Aspects of Chilean and Peruvian safety nets

Keyword: 
Economic growth
Topic: 
Macroeconomics - Economic growth - Monetary Policy

This One Pager aims to synthesise the broader findings of a larger working paper (Arruda et al. 2016) regarding the social policies and programmes of Chile and Peru. The social protection networks of these countries are largely the outcome of responsive actions determined by their socio-political and economic contexts.

Both countries hold constant surveys to monitor prices, and their domestic poverty and extreme poverty thresholds are defined accordingly. They also feature national household surveys that, among other things, enable the authorities to estimate the incidence of poverty. Both feature targeting instruments that prioritise the most vulnerable households for social policies and programmes. The Chilean targeting instrument—the Fichas de Protección Social (FPS)—derives from a previous instrument dating back to 1979, and thus allows for broader coverage and a more accurate protocol for validating data than the Peruvian one, which is as recent as 2007.

Regarding health, educational and social security policies and programmes, the two countries face different challenges as a result of their past history. In Chile, services were largely privatised during the Pinochet years, but following the re-democratisation of the country, the limitations of this model were made clear in terms of the lack of coverage, the excessive burden on the poorest families, and resulting inequalities. In Peru, these services were historically made universal and public, though serious quality bottlenecks and a scarcity of resources have led the government to seek supplementation from private institutions, as well as to tailor distinct contributory schemes and benefits to different population groups.

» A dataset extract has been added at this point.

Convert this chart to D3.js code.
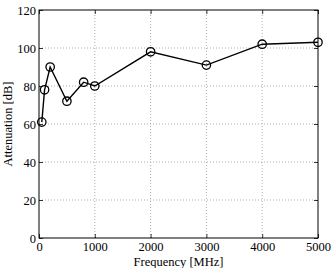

Chile’s health care system, which until 1973 was public and universal, was privatised, resulting in increased health insurance costs and less coverage. The educational system transferred responsibilities to the sub-national government and also became very dependent on public–private partnerships, whereas social security was fully privatised (except for the remaining beneficiaries of the old pension system). With the re-democratisation, however, a minimum set of guarantees was required by health insurance policies, a limit was enforced on beneficiary contributions, and a non-contributory health care system was created for the poorest people.

Funding for education started benefiting schools with a higher number of students below a given threshold of vulnerability (mostly public schools), and additional programmes—such as Chile Cresce Contigo— were established to provide income benefits, priority health, education and psychosocial care for the poorest children and their families. In addition, the budget for the Chilean school feeding programme increased significantly; generally, these initiatives operate in tandem so that vulnerable families gain access to services they cannot afford and to other available programmes and initiatives. The country’s social security system began to incorporate semi-contributory and non-contributory components, as well as taking steps to assure basic benefits even for those who were unable to contribute regularly.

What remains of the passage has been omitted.